Easy Stock/Option Combination Strategies for any Investor
Sometimes holding a portfolio of stocks that you buy and sell just isn’t enough. Whether you’re looking for risk management, higher returns, or just something to add a little excitement to your investment activity, options are a great addition to your investment strategy.
By combining your stock portfolio with a few choice option trades, you can greatly reduce the overall risk to your investments or boost returns to a level that would be difficult to achieve with stocks alone. While many investors think of options as being risky profit-enhancing tools, in actuality they often help reduce risk by providing hedges or allowing speculation on a stock without committing a large amount of capital.
Getting started with option trading
Options come in two forms – calls and puts. A call gives investors the right, but not the obligation, to purchase 100 shares of a stock at a given strike price while a put is an obligation to sell 100 shares of a stock at a given strike price should the put be exercised. To simplify, you buy a call if you’re bullish and buy a put if you’re bearish.
Options can also be sold giving investors upfront cash from the sale. However, this action comes with an obligation for calls and puts. Selling a call means you must buy 100 shares of a stock at a given strike price if exercised and selling a put means you must buy 100 shares of a stock at a given strike price.

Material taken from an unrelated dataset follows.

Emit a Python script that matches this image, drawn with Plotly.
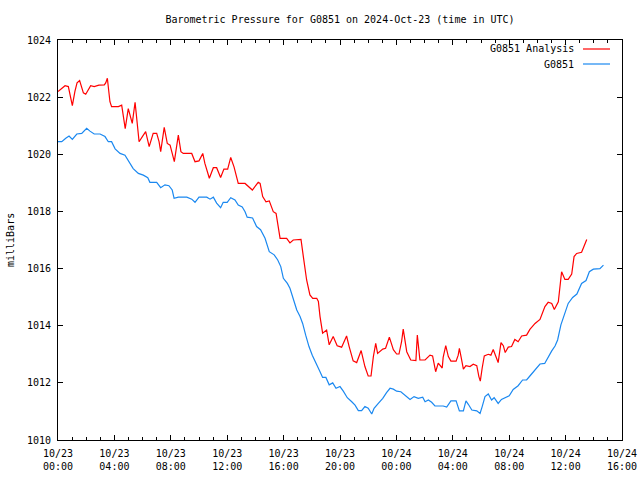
import pandas as pd
import plotly.graph_objects as go

# minutes after 2024-10-23 00:00 UTC
analysis_min = [0, 30, 44, 61, 72, 81, 92, 108, 118, 139, 154, 174, 197, 203, 210, 221, 228, 257, 271, 278,
                286, 299, 311, 316, 328, 335, 345, 359, 373, 388, 405, 420, 430, 437, 444, 452, 465, 477, 495, 502,
                512, 523, 533, 569, 583, 600, 616, 625, 644, 661, 675, 692, 706, 722, 735, 749, 767, 796, 827, 852,
                860, 871, 885, 899, 916, 928, 945, 973, 987, 1001, 1034, 1044, 1058, 1072, 1084, 1101, 1108, 1115, 1126, 1143,
                1154, 1171, 1188, 1207, 1228, 1239, 1256, 1271, 1290, 1306, 1320, 1332, 1342, 1352, 1360, 1382, 1394, 1410, 1427, 1441,
                1451, 1462, 1469, 1484, 1501, 1523, 1529, 1540, 1562, 1583, 1594, 1607, 1618, 1635, 1639, 1650, 1661, 1672, 1694, 1703,
                1708, 1715, 1725, 1736, 1753, 1767, 1782, 1791, 1797, 1805, 1814, 1831, 1842, 1852, 1862, 1873, 1885, 1895, 1903, 1916,
                1930, 1944, 1958, 1973, 1994, 2008, 2030, 2051, 2072, 2086, 2101, 2112, 2129, 2136, 2143, 2157, 2171, 2186, 2196, 2207,
                2228, 2238, 2250]
analysis_mb = [1022.2, 1022.4, 1022.37, 1021.7, 1022.2, 1022.5, 1022.58, 1022.15, 1022.1, 1022.4, 1022.37, 1022.42, 1022.43, 1022.5, 1022.66, 1021.84, 1021.67, 1021.67, 1021.72, 1021.3,
               1020.9, 1021.6, 1021.2, 1021.08, 1021.82, 1021.25, 1020.44, 1020.62, 1020.79, 1020.27, 1020.73, 1020.73, 1020.44, 1020.09, 1020.56, 1020.94, 1020.38, 1020.32, 1019.74, 1020.15,
               1020.67, 1020.09, 1020.03, 1020.03, 1019.74, 1019.77, 1020.03, 1019.68, 1019.16, 1019.53, 1019.53, 1019.19, 1019.48, 1019.48, 1019.89, 1019.56, 1018.98, 1018.98, 1018.75, 1019.02,
               1018.98, 1018.52, 1018.34, 1018.37, 1017.99, 1017.93, 1017.06, 1017.06, 1016.9, 1017.0, 1017.02, 1016.42, 1015.6, 1015.08, 1014.96, 1014.96, 1014.85, 1014.32, 1013.74, 1013.85,
               1013.33, 1013.62, 1013.3, 1013.25, 1013.64, 1013.27, 1012.77, 1012.71, 1013.13, 1012.57, 1012.24, 1012.24, 1012.92, 1013.38, 1013.03, 1013.18, 1013.21, 1013.6, 1013.16, 1013.01,
               1013.01, 1013.44, 1013.88, 1013.09, 1012.8, 1012.78, 1013.67, 1012.8, 1012.8, 1012.97, 1012.94, 1012.39, 1012.69, 1012.52, 1012.89, 1013.3, 1012.92, 1012.76, 1012.76, 1012.97,
               1013.21, 1012.92, 1012.48, 1012.6, 1012.57, 1012.65, 1012.6, 1012.22, 1012.06, 1012.52, 1012.94, 1013.0, 1012.97, 1013.17, 1012.92, 1012.71, 1013.41, 1013.3, 1013.06, 1013.25,
               1013.27, 1013.52, 1013.44, 1013.64, 1013.67, 1013.87, 1014.08, 1014.22, 1014.67, 1014.82, 1014.78, 1014.57, 1014.84, 1015.42, 1015.89, 1015.62, 1015.62, 1015.81, 1016.42, 1016.53,
               1016.57, 1016.77, 1017.02]

station_min = [0, 16, 33, 47, 61, 80, 101, 122, 136, 154, 179, 200, 214, 228, 243, 264, 285, 302, 320, 342,
               363, 382, 391, 420, 437, 455, 472, 486, 494, 512, 548, 569, 583, 600, 633, 647, 661, 675, 692, 703,
               720, 735, 753, 767, 784, 796, 805, 828, 845, 862, 881, 899, 920, 935, 948, 959, 976, 987, 1001, 1016,
               1030, 1041, 1054, 1068, 1082, 1098, 1115, 1126, 1140, 1154, 1169, 1183, 1200, 1214, 1231, 1250, 1264, 1278, 1292, 1306,
               1320, 1335, 1345, 1363, 1382, 1398, 1413, 1427, 1441, 1459, 1476, 1498, 1515, 1533, 1552, 1562, 1576, 1590, 1604, 1639,
               1654, 1672, 1694, 1708, 1725, 1736, 1746, 1761, 1782, 1796, 1805, 1817, 1831, 1845, 1856, 1873, 1887, 1909, 1920, 1937,
               1958, 1977, 1994, 2008, 2030, 2051, 2071, 2086, 2101, 2115, 2126, 2140, 2154, 2171, 2190, 2208, 2228, 2247, 2261, 2278,
               2306, 2321]
station_mb = [1020.44, 1020.44, 1020.56, 1020.64, 1020.52, 1020.71, 1020.73, 1020.91, 1020.81, 1020.71, 1020.71, 1020.62, 1020.44, 1020.44, 1020.19, 1020.03, 1019.97, 1019.74, 1019.5, 1019.33,
              1019.27, 1019.18, 1019.02, 1019.02, 1018.83, 1018.93, 1018.9, 1018.75, 1018.46, 1018.5, 1018.5, 1018.43, 1018.32, 1018.5, 1018.5, 1018.43, 1018.5, 1018.29, 1018.13, 1018.32,
              1018.32, 1018.48, 1018.4, 1018.22, 1018.16, 1017.99, 1017.8, 1017.77, 1017.47, 1017.36, 1017.06, 1016.59, 1016.48, 1016.3, 1016.07, 1015.66, 1015.48, 1015.31, 1014.96, 1014.55,
              1014.32, 1014.08, 1013.67, 1013.27, 1012.97, 1012.71, 1012.39, 1012.19, 1012.19, 1011.93, 1012.0, 1011.81, 1011.87, 1011.71, 1011.48, 1011.34, 1011.22, 1011.03, 1011.03, 1011.17,
              1011.11, 1010.91, 1011.11, 1011.28, 1011.46, 1011.66, 1011.81, 1011.78, 1011.71, 1011.69, 1011.57, 1011.42, 1011.52, 1011.46, 1011.5, 1011.34, 1011.4, 1011.32, 1011.19, 1011.19,
              1011.15, 1011.37, 1011.37, 1011.02, 1011.02, 1011.37, 1011.25, 1011.05, 1011.02, 1010.93, 1011.17, 1011.52, 1011.61, 1011.4, 1011.48, 1011.28, 1011.42, 1011.52, 1011.55, 1011.77,
              1011.9, 1012.1, 1012.1, 1012.24, 1012.45, 1012.66, 1012.68, 1012.92, 1013.12, 1013.29, 1013.5, 1014.03, 1014.38, 1014.78, 1014.99, 1015.11, 1015.48, 1015.58, 1015.89, 1015.98,
              1016.0, 1016.12]

tick_hours = [0, 4, 8, 12, 16, 20, 24, 28, 32, 36, 40]
tick_labels = ["10/23<br>00:00", "10/23<br>04:00", "10/23<br>08:00", "10/23<br>12:00", "10/23<br>16:00",
               "10/23<br>20:00", "10/24<br>00:00", "10/24<br>04:00", "10/24<br>08:00", "10/24<br>12:00",
               "10/24<br>16:00"]
y_ticks = [1010, 1012, 1014, 1016, 1018, 1020, 1022, 1024]

t0 = pd.Timestamp("2024-10-23 00:00")
ta = [t0 + pd.Timedelta(minutes=m) for m in analysis_min]
ts = [t0 + pd.Timedelta(minutes=m) for m in station_min]
tickvals = [t0 + pd.Timedelta(hours=h) for h in tick_hours]

RED = "#ff0000"
BLUE = "#1a88f0"
FONT = "DejaVu Sans Mono"

fig = go.Figure()
fig.add_trace(go.Scatter(x=ta, y=analysis_mb, mode="lines", name="G0851 Analysis",
                         line=dict(color=RED, width=1.2)))
fig.add_trace(go.Scatter(x=ts, y=station_mb, mode="lines", name="G0851",
                         line=dict(color=BLUE, width=1.2)))

fig.update_layout(
    width=640, height=480,
    margin=dict(l=58, r=18, t=40, b=40, autoexpand=False),
    paper_bgcolor="white", plot_bgcolor="white",
    showlegend=False,
    font=dict(family=FONT, size=10, color="black"),
    title=dict(text="Barometric Pressure for G0851 on 2024-Oct-23 (time in UTC)",
               x=0.5, xref="paper", xanchor="center", y=1 - 19 / 480, yanchor="middle",
               font=dict(family=FONT, size=10, color="black")),
)
fig.update_xaxes(range=[tickvals[0], tickvals[-1]], tickvals=tickvals, ticktext=tick_labels,
                 showgrid=False, zeroline=False, showline=True, linecolor="black", linewidth=1,
                 mirror="allticks", ticks="inside", ticklen=5, tickcolor="black",
                 minor=dict(dtick=3600000, tick0=tickvals[0], ticks="inside", ticklen=3, tickcolor="black"),
                 ticklabelstandoff=4, tickfont=dict(family=FONT, size=10))
fig.update_yaxes(range=[1010, 1024], tickvals=y_ticks,
                 showgrid=False, zeroline=False, showline=True, linecolor="black", linewidth=1,
                 mirror="allticks", ticks="inside", ticklen=5, tickcolor="black",
                 ticklabelstandoff=4, tickfont=dict(family=FONT, size=10))

fig.add_annotation(text="milliBars", xref="paper", yref="paper", x=(10 - 58) / 564, y=0.5,
                   textangle=-90, showarrow=False, font=dict(family=FONT, size=10), xanchor="center", yanchor="middle")

# legend (gnuplot style: text then sample line)
for i, (name, col) in enumerate([("G0851 Analysis", RED), ("G0851", BLUE)]):
    py = 49 + 15 * i
    yy = (440 - py) / 400
    fig.add_annotation(text=name, xref="paper", yref="paper", x=(576 - 58) / 564, y=yy,
                       showarrow=False, xanchor="right", yanchor="middle", font=dict(family=FONT, size=10))
    fig.add_shape(type="line", xref="paper", yref="paper", x0=(583 - 58) / 564, x1=(610 - 58) / 564,
                  y0=yy, y1=yy, line=dict(color=col, width=1.2))

fig.write_html("out.html", config={"displayModeBar": False},
               post_script="document.body.style.margin='0';document.body.style.padding='0';document.body.style.overflow='hidden';")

One of the first option strategies investors usually practice with is the covered call. In this type of strategy, you sell a call with a strike price higher than the current price of a stock that you already own 100 shares of. This gives you upfront cash but limits your total upside potential should the stock rise above the call’s strike price.
Using options can also make short-selling less risky by using a covered put. For this strategy, you short-sell a stock that you’re bearish on and sell a put at a lower strike price. The upfront cash helps hedge against risk but limits your total profit potential if the stock falls below the put strike price. If you want an even better hedge, you could also buy a call while shorting the stock to limit your losses if the stock moves higher unexpectedly, although this means your breakeven point will require the stock to drop below a certain price.
Not every option strategy requires you to actually own the underlying stock. Other combination strategies involve using just options as a way of speculating on a stock without having to buy 100 shares of it. Others are designed to profit from a stock that’s trading sideways – not moving up or down. Once you start to get comfortable with adding options to your stock investments, you’ll be ready for a more advanced kind of trading that gives you access to even more strategies.